Senate Majority Leader Harry Reid wants President Barack Obama to be “more firm” and stop avoiding “confrontation” with Republicans.
“He is a person who doesn’t like confrontation. He’s a peacemaker,” Reid said in an interview with Las Vegas television station KSNV.
Oh really? And yet a month and a half ago, we heard about a very different Obama, also from Politico:
President Barack Obama battled with Senate Republicans in a tense closed-door meeting Tuesday, facing tough criticism from his GOP adversaries — including John McCain — on issues ranging from health care to border security.
Senators and other sources inside the meeting described the gathering as “testy” and “direct” — and Sen. Bob Corker (R-Tenn.) accused Obama of acting two-faced by asking for GOP support on regulatory reform only to push forward with a bill supported mainly by Democrats.
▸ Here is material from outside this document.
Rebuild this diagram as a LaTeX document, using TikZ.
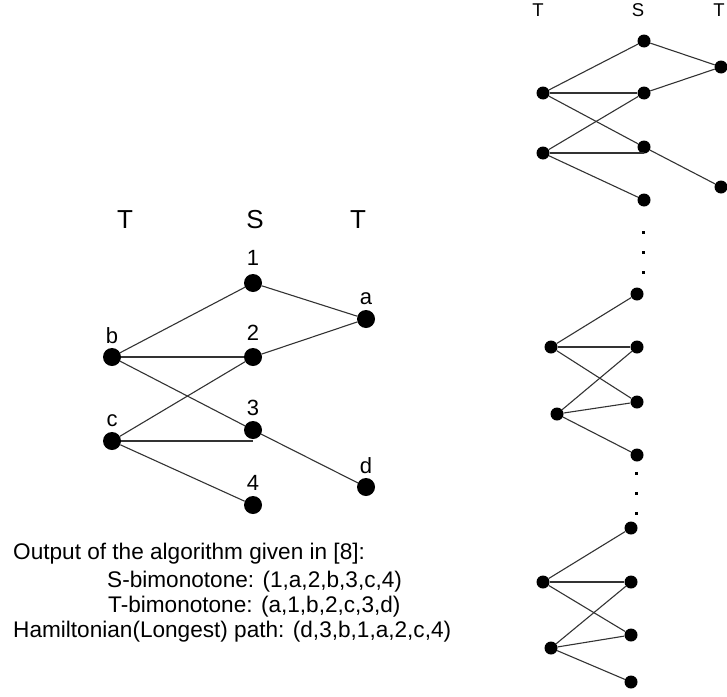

Others felt that the meeting may have made already tense relations between the two parties even worse.
I wrote about this Obama-GOP showdown at the time, in a piece called “We are all but props in the Land of Oprecious.”
From my post:
Politico’s reporting gets even more comical:
In one of the most heated exchanges of the lunch, Corker accused Obama of acting “duplicitous” in his calls for bipartisanship, saying that he was trying to cut a deal on regulatory reform only to see the rug pulled out from underneath him. At one point, Corker said Obama was using lunch with Republicans as a “prop.”
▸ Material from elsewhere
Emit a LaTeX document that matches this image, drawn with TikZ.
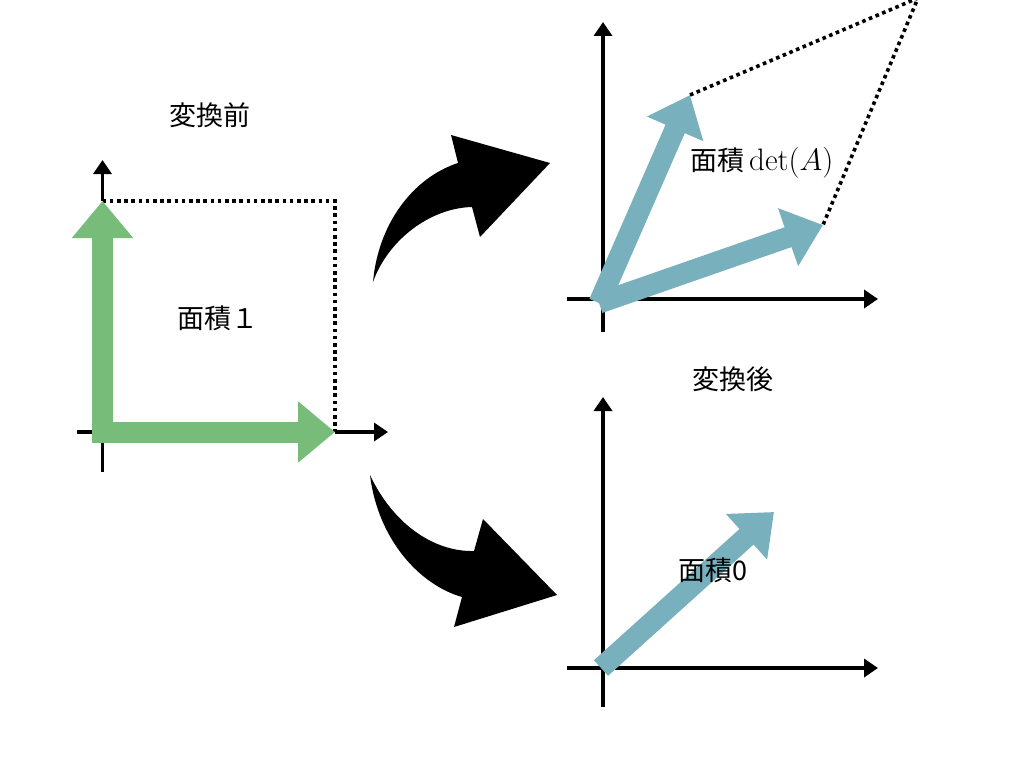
\RequirePackage{fix-cm}
\documentclass[tikz,border=0pt]{standalone}
\usepackage{fontspec}
\newfontfamily\cjk{Noto Sans CJK JP}
\usetikzlibrary{arrows.meta,calc}
\definecolor{vgreen}{HTML}{77BD79}
\definecolor{vblue}{HTML}{79B0BD}
\tikzset{
  axis/.style={line width=3.6pt,-{Triangle[length=14pt,width=18pt]}},
  axisline/.style={line width=3.6pt},
  fat/.style={line width=21pt,-{Triangle[length=37pt,width=59pt]}},
  dots/.style={line width=3.6pt,dash pattern=on 3.6pt off 3.6pt},
  lbl/.style={inner sep=0pt,font=\cjk\fontsize{27}{32}\selectfont},
  curvedarrow/.style={fill=black,draw=none}
}
\begin{document}
\begin{tikzpicture}[x=1pt,y=-1pt]
\useasboundingbox (0,0) rectangle (1024,768);
% ---------- left: before ----------
\coordinate (LxS) at (77,432);
\coordinate (LxO) at (103,432);
\coordinate (LyB) at (102.5,472);
\coordinate (LyO) at (102.5,432);
\coordinate (LxE) at (388,432);
\coordinate (LyE) at (102.5,160);
\coordinate (Lx1) at (335,432);
\coordinate (Ly1) at (102.5,201);
\coordinate (Lc) at (335,201);
\draw[axisline] (LxS) -- (LxO);
\draw[axisline] (LyO) -- (LyB);
\draw[axis] (Lx1) -- (LxE);
\draw[axis] (Ly1) -- (LyE);
\draw[dots] (Ly1) -- (Lc) -- (Lx1);
\coordinate (GvS) at (102.5,443);
\coordinate (GhS) at (92,432);
\draw[fat,vgreen] (GvS) -- (Ly1);
\draw[fat,vgreen] (GhS) -- (Lx1);
\node[lbl] (before) at (210,115) {変換前};
\node[lbl] (area1) at (218,318) {面積１};
% ---------- top right ----------
\coordinate (TxS) at (567,299);
\coordinate (TxE) at (878,299);
\coordinate (TyS) at (603,332);
\coordinate (TyE) at (603,22);
\draw[axis] (TxS) -- (TxE);
\draw[axis] (TyS) -- (TyE);
\coordinate (To) at (599,303);
\coordinate (Ta) at (690,95);
\coordinate (Tb) at (823,225);
\coordinate (Tc) at (918,-2);
\draw[fat,vblue] (To) -- (Ta);
\draw[fat,vblue] (To) -- (Tb);
\draw[dots] (Ta) -- (Tc) -- (Tb);
\node[lbl] (areadet) at (762,163) {面積\,{\fontsize{31}{36}\selectfont$\det(A)$}};
% ---------- bottom right ----------
\node[lbl] (after) at (733,379) {変換後};
\coordinate (BxS) at (567,668);
\coordinate (BxE) at (878,668);
\coordinate (ByS) at (603,707);
\coordinate (ByE) at (603,397);
\draw[axis] (BxS) -- (BxE);
\draw[axis] (ByS) -- (ByE);
\coordinate (Bo) at (601,668);
\coordinate (Ba) at (774,512);
\draw[fat,vblue] (Bo) -- (Ba);
\node[lbl] (area0) at (713,570) {面積0};
% ---------- curved arrows ----------
\fill[curvedarrow] (373,282) .. controls (378,225) and (412,178) .. (458,163)
  -- (451,135) -- (550,163) -- (480,237) -- (472,207)
  .. controls (430,208) and (388,240) .. cycle;
\fill[curvedarrow] (370,475) .. controls (378,540) and (420,585) .. (462,597)
  -- (454,627) -- (557,595) -- (483,519) -- (474,551)
  .. controls (432,552) and (392,522) .. cycle;
\end{tikzpicture}
\end{document}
Poor witto GOP. They always carp so much about others playing the victim, it is hard to feel sorry for them. On the other hand, Oprecious is the titular star of his own comedy-drama, and we are all just his lowly props. I wouldn’t blame anyone for tearing up that script.
Apparently, Harry Reid really enjoys this script, though.
He certainly doesn’t mind perpetuating the myth that Obama is “too nice.” Here’s more from the Politico write-up on his recent interview with KSNV:
“Sometimes I think you have to be a little more forceful. And sometimes I don’t think he is enough with the Republicans,” said the Nevada Democrat, whose allegiance with the White House is hurting his reelection prospects.
“On a few occasions, I think he should have been more firm with those on the other side of the aisle,” he said.
Reid pointed at the long battle for health care reform as the key example of when he would have liked to see the president act more forcefully.
“I think much of that early on scrimmaging was done in the Senate itself. And the White House didn’t come in until later,” Reid said.
“Now, we came up with a great product, and I’m sure he can look back and say I was right,” he added, “but boy for me down in the trenches, I know it was a time when I wanted a few folks in the White House behind me.”
Good luck to Harry on pitching that “great product.” According to the latest polling from CBS, the American public hasn’t bought what the Dems are selling so far:
More Americans disapprove than approve of the health care bill that was signed into law in March. 36% support the law, down seven points from last month, and similar to the level it was in late March. Most Republicans and independents disapprove of the law, while Democrats approve.
From the breakdown of the polling: 49% disapprove of Harry and Barack’s Excellent Product, while only 36% approve.
Americans continue to see little personal benefit from the health care reform legislation. By more than two to one, Americans think it will hurt rather than help them, and 48% expect the reform to have no effect on them personally.
As for the narrative that Obama is so utterly meek and conflict-averse that he can’t bother to be the leader of his party, this excuse was well past its expiration date the day Obama said this:
Since when is telling one’s supporters to “get in people’s faces” the hallmark of a “peacemaker” ?
Senator Reid is putting on quite an act playing the poor hapless Harry trying to steer the dear, sweet, well-intentioned Oprecious to be the best Oprecious he can be. But, the facts are the facts. Obama didn’t fight for healthcare policy proposals that actually put people before profit. He only came in with his fighting gloves at the end of the healthcare battle, when the bill was whittled down to an insurance industry giveaway.
For whatever reason, Harry seems hellbent on being an Obama prop. Harry is lucky his opponent seems just as hellbent on saving him his seat.